* **EXERCISE DETAILS**: Copy the material that follows word for word and omit its pictures.

* * * *

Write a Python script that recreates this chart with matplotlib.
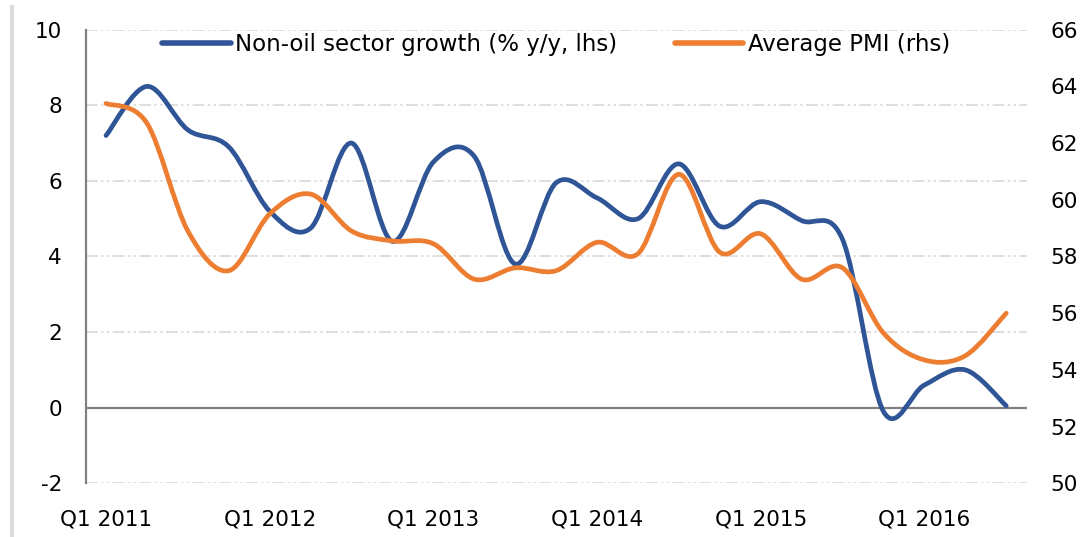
import matplotlib.pyplot as plt
import numpy as np
from matplotlib.path import Path
from matplotlib.patches import PathPatch
from matplotlib.lines import Line2D

plt.rcParams['font.family'] = ['DejaVu Sans']
plt.rcParams['axes.unicode_minus'] = False

# quarterly data, Q1 2011 .. Q3 2016
quarters = [f'Q{q} {y}' for y in range(2011, 2017) for q in range(1, 5)][:23]
non_oil = [7.2, 8.5, 7.35, 6.9, 5.2, 4.75, 7.0, 4.4, 6.5, 6.65, 3.8, 5.95,
           5.55, 5.0, 6.45, 4.8, 5.45, 4.95, 4.45, -0.1, 0.6, 1.0, 0.05]
pmi = [63.4, 62.7, 58.9, 57.5, 59.5, 60.2, 58.9, 58.55, 58.45, 57.2, 57.6, 57.5,
       58.5, 58.1, 60.9, 58.15, 58.8, 57.2, 57.6, 55.3, 54.35, 54.5, 56.0]
label_idx = [0, 4, 8, 12, 16, 20]

blue = '#2F5597'
orange = '#ED7D31'


def smooth_path(x, y):
    # Excel-style smoothed line: cubic bezier through every point
    x = np.asarray(x, float)
    y = np.asarray(y, float)
    px = np.r_[x[0], x, x[-1]]
    py = np.r_[y[0], y, y[-1]]
    verts = [(x[0], y[0])]
    codes = [Path.MOVETO]
    for i in range(len(x) - 1):
        j = i + 1
        c1 = (px[j] + (px[j + 1] - px[j - 1]) / 6, py[j] + (py[j + 1] - py[j - 1]) / 6)
        c2 = (px[j + 1] - (px[j + 2] - px[j]) / 6, py[j + 1] - (py[j + 2] - py[j]) / 6)
        verts += [c1, c2, (x[i + 1], y[i + 1])]
        codes += [Path.CURVE4] * 3
    return Path(verts, codes)


fig = plt.figure(figsize=(10.83, 5.37), dpi=100)
ax = fig.add_axes([0.079, 0.100, 0.869, 0.8447])
ax2 = ax.twinx()

x = np.arange(len(quarters))
ax.add_patch(PathPatch(smooth_path(x, non_oil), fill=False, edgecolor=blue,
                       lw=3.4, capstyle='round', zorder=3))
ax2.add_patch(PathPatch(smooth_path(x, pmi), fill=False, edgecolor=orange,
                        lw=3.4, capstyle='round', zorder=3))

ax.set_xlim(-0.5, len(quarters) - 0.5)
ax.set_ylim(-2, 10)
ax2.set_ylim(50, 66)
ax.set_yticks(np.arange(-2, 11, 2))
ax2.set_yticks(np.arange(50, 67, 2))
ax.set_xticks(label_idx)
ax.set_xticklabels([quarters[i] for i in label_idx])

for a in (ax, ax2):
    for s in ('top', 'right', 'bottom'):
        a.spines[s].set_visible(False)
ax2.spines['left'].set_visible(False)
ax.spines['left'].set_color('#808080')
ax.spines['left'].set_linewidth(1.6)

ax.tick_params(axis='y', length=0, pad=17, labelsize=15.5)
ax.tick_params(axis='x', length=0, pad=19, labelsize=15.5)
ax2.tick_params(axis='y', length=0, pad=17, labelsize=15.5)

ax.yaxis.grid(True, color='#d9d9d9', lw=1.2, linestyle=(0, (7, 2, 1.5, 2, 1.5, 2)))
ax.axhline(0, color='#808080', lw=1.6, zorder=2)
ax.set_axisbelow(True)

handles = [Line2D([], [], color=blue, lw=4, solid_capstyle='round'),
           Line2D([], [], color=orange, lw=4, solid_capstyle='round')]
ax2.legend(handles, ['Non-oil sector growth (% y/y, lhs)', 'Average PMI (rhs)'],
           loc='upper center', bbox_to_anchor=(0.5, 1.0), ncol=2, frameon=False,
           fontsize=16.5, handlelength=3.0, handletextpad=0.2, columnspacing=2.5,
           borderaxespad=0, borderpad=0.15)

# light frame edge on the left of the picture
fig.add_artist(Line2D([12 / 1083] * 2, [0, 1 - 7 / 537], transform=fig.transFigure,
                      color='#dcdcdc', lw=3))

fig.savefig('out.png', dpi=100)
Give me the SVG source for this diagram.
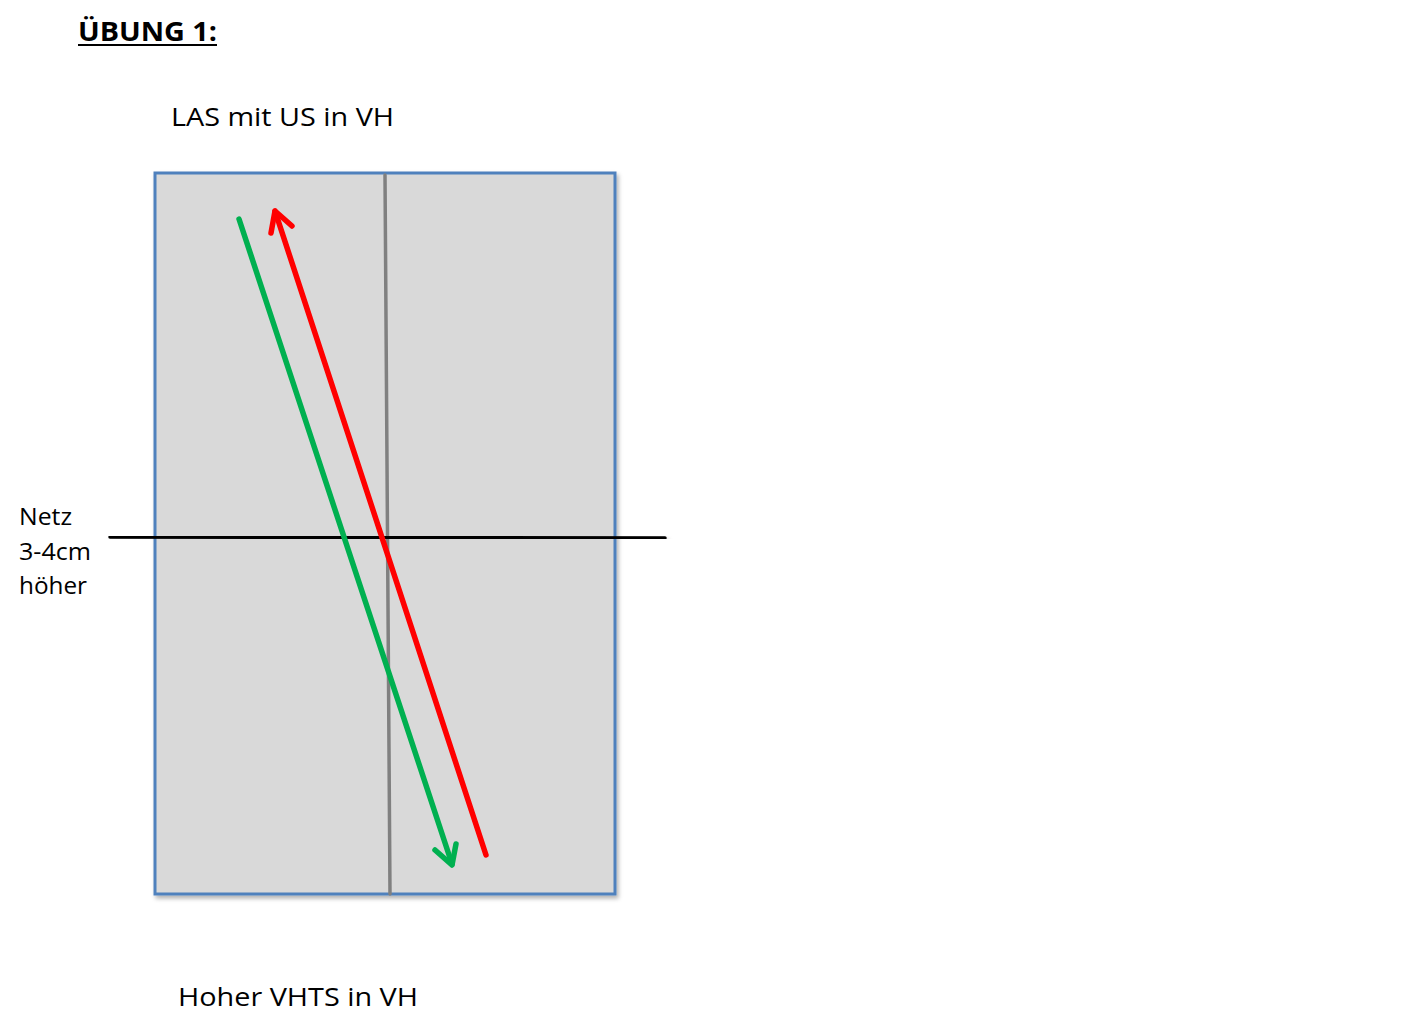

* * * *

* **PROBLEM SOLUTION**:
Write a Python script that recreates this chart with matplotlib.
import matplotlib.pyplot as plt
import numpy as np
from matplotlib.path import Path
from matplotlib.patches import PathPatch
from matplotlib.lines import Line2D

plt.rcParams['font.family'] = ['DejaVu Sans']
plt.rcParams['axes.unicode_minus'] = False

# quarterly data, Q1 2011 .. Q3 2016
quarters = [f'Q{q} {y}' for y in range(2011, 2017) for q in range(1, 5)][:23]
non_oil = [7.2, 8.5, 7.35, 6.9, 5.2, 4.75, 7.0, 4.4, 6.5, 6.65, 3.8, 5.95,
           5.55, 5.0, 6.45, 4.8, 5.45, 4.95, 4.45, -0.1, 0.6, 1.0, 0.05]
pmi = [63.4, 62.7, 58.9, 57.5, 59.5, 60.2, 58.9, 58.55, 58.45, 57.2, 57.6, 57.5,
       58.5, 58.1, 60.9, 58.15, 58.8, 57.2, 57.6, 55.3, 54.35, 54.5, 56.0]
label_idx = [0, 4, 8, 12, 16, 20]

blue = '#2F5597'
orange = '#ED7D31'


def smooth_path(x, y):
    # Excel-style smoothed line: cubic bezier through every point
    x = np.asarray(x, float)
    y = np.asarray(y, float)
    px = np.r_[x[0], x, x[-1]]
    py = np.r_[y[0], y, y[-1]]
    verts = [(x[0], y[0])]
    codes = [Path.MOVETO]
    for i in range(len(x) - 1):
        j = i + 1
        c1 = (px[j] + (px[j + 1] - px[j - 1]) / 6, py[j] + (py[j + 1] - py[j - 1]) / 6)
        c2 = (px[j + 1] - (px[j + 2] - px[j]) / 6, py[j + 1] - (py[j + 2] - py[j]) / 6)
        verts += [c1, c2, (x[i + 1], y[i + 1])]
        codes += [Path.CURVE4] * 3
    return Path(verts, codes)


fig = plt.figure(figsize=(10.83, 5.37), dpi=100)
ax = fig.add_axes([0.079, 0.100, 0.869, 0.8447])
ax2 = ax.twinx()

x = np.arange(len(quarters))
ax.add_patch(PathPatch(smooth_path(x, non_oil), fill=False, edgecolor=blue,
                       lw=3.4, capstyle='round', zorder=3))
ax2.add_patch(PathPatch(smooth_path(x, pmi), fill=False, edgecolor=orange,
                        lw=3.4, capstyle='round', zorder=3))

ax.set_xlim(-0.5, len(quarters) - 0.5)
ax.set_ylim(-2, 10)
ax2.set_ylim(50, 66)
ax.set_yticks(np.arange(-2, 11, 2))
ax2.set_yticks(np.arange(50, 67, 2))
ax.set_xticks(label_idx)
ax.set_xticklabels([quarters[i] for i in label_idx])

for a in (ax, ax2):
    for s in ('top', 'right', 'bottom'):
        a.spines[s].set_visible(False)
ax2.spines['left'].set_visible(False)
ax.spines['left'].set_color('#808080')
ax.spines['left'].set_linewidth(1.6)

ax.tick_params(axis='y', length=0, pad=17, labelsize=15.5)
ax.tick_params(axis='x', length=0, pad=19, labelsize=15.5)
ax2.tick_params(axis='y', length=0, pad=17, labelsize=15.5)

ax.yaxis.grid(True, color='#d9d9d9', lw=1.2, linestyle=(0, (7, 2, 1.5, 2, 1.5, 2)))
ax.axhline(0, color='#808080', lw=1.6, zorder=2)
ax.set_axisbelow(True)

handles = [Line2D([], [], color=blue, lw=4, solid_capstyle='round'),
           Line2D([], [], color=orange, lw=4, solid_capstyle='round')]
ax2.legend(handles, ['Non-oil sector growth (% y/y, lhs)', 'Average PMI (rhs)'],
           loc='upper center', bbox_to_anchor=(0.5, 1.0), ncol=2, frameon=False,
           fontsize=16.5, handlelength=3.0, handletextpad=0.2, columnspacing=2.5,
           borderaxespad=0, borderpad=0.15)

# light frame edge on the left of the picture
fig.add_artist(Line2D([12 / 1083] * 2, [0, 1 - 7 / 537], transform=fig.transFigure,
                      color='#dcdcdc', lw=3))

fig.savefig('out.png', dpi=100)
Give me the SVG source for this diagram.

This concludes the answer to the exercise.